▸ What the task requires: Find and copy lines holding "matplotlib".

═══ Material provided ═══

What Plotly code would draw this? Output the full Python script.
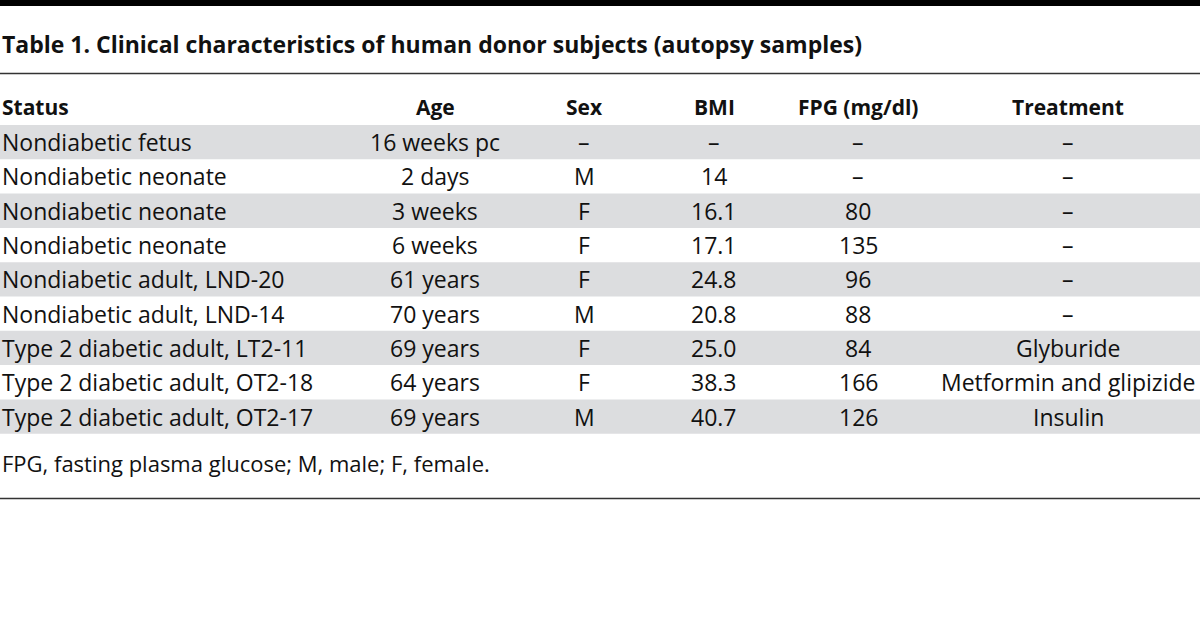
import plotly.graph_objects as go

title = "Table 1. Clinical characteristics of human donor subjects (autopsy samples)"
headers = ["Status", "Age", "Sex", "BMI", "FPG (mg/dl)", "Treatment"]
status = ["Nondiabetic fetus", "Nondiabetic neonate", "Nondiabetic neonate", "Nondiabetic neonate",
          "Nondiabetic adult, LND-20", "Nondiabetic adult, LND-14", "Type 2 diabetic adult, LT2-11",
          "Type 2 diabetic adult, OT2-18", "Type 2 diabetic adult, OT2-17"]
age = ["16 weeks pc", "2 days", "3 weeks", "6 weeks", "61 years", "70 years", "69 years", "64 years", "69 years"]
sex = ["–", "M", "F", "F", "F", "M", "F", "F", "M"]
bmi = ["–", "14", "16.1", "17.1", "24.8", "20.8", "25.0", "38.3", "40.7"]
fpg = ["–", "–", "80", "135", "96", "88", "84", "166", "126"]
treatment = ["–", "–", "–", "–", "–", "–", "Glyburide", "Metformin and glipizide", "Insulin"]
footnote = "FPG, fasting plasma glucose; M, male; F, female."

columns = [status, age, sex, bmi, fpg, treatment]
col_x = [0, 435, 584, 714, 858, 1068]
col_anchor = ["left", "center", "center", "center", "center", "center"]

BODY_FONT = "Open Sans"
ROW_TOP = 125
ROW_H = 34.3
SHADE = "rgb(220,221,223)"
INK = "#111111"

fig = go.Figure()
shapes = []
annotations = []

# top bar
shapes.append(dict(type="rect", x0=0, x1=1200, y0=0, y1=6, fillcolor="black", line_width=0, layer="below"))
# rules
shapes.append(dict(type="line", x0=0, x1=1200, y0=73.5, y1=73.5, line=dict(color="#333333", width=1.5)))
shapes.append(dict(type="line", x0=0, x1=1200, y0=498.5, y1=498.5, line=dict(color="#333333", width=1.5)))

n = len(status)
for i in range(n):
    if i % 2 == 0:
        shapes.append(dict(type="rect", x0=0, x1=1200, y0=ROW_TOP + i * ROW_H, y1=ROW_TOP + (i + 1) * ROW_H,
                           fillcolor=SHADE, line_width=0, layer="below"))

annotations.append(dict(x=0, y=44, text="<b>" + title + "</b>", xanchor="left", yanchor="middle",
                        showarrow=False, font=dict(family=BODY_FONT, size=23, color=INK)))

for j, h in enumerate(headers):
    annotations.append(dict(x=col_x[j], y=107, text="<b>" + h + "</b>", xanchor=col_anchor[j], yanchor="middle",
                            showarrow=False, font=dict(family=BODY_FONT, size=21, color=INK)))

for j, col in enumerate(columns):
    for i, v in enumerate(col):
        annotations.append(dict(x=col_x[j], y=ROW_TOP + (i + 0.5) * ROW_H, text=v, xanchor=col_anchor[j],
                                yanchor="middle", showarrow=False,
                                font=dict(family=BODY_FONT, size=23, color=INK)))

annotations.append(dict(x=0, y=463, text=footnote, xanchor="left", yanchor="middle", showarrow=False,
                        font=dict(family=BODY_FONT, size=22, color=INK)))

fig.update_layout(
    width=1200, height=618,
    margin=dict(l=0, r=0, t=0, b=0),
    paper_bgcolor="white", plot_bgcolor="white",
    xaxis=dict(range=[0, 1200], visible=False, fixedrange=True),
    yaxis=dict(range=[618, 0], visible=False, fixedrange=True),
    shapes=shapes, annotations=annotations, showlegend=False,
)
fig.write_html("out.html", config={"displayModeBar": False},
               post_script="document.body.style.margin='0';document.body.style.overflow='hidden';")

═══
═══ Material provided ═══

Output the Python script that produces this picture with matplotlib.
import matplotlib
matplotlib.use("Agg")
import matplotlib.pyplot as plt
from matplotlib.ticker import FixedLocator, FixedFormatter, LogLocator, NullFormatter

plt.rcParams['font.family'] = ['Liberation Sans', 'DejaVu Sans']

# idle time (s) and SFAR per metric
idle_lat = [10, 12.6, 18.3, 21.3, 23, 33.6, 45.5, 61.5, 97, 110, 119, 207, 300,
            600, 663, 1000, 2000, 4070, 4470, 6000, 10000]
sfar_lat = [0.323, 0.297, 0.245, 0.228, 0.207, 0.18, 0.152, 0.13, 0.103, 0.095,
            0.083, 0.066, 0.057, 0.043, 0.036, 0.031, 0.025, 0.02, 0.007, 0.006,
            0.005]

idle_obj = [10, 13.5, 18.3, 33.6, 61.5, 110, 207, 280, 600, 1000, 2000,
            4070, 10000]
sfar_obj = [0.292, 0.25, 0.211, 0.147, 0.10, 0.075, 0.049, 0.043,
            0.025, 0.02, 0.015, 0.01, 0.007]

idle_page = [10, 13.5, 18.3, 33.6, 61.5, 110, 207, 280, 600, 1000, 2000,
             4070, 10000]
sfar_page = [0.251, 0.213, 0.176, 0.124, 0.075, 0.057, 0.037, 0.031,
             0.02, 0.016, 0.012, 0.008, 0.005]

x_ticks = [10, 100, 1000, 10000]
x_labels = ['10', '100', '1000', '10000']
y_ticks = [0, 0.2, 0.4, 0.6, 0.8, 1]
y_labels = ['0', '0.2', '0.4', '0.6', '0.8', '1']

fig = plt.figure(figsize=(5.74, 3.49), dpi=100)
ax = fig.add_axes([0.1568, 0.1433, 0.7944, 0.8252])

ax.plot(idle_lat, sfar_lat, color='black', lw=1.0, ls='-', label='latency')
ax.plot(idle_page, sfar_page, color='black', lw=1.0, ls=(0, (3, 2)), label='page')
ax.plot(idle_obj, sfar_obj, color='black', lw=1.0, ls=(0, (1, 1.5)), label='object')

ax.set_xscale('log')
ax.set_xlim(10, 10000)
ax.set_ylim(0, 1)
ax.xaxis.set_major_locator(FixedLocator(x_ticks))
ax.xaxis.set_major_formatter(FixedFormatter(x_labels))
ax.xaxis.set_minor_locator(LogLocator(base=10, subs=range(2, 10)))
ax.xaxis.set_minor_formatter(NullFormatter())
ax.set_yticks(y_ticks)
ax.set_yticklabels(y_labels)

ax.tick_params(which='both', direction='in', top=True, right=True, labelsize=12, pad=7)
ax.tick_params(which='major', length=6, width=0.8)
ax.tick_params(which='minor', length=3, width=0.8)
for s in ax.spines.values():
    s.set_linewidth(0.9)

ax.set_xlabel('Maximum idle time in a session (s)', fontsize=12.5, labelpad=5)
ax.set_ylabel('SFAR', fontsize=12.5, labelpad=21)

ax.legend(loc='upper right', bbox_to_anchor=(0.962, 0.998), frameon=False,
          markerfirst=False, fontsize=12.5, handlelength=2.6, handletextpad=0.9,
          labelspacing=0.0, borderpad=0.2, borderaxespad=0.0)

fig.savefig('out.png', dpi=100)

═══

▸ Task output:
Output the Python script that produces this picture with matplotlib.
import matplotlib
matplotlib.use("Agg")
import matplotlib.pyplot as plt
from matplotlib.ticker import FixedLocator, FixedFormatter, LogLocator, NullFormatter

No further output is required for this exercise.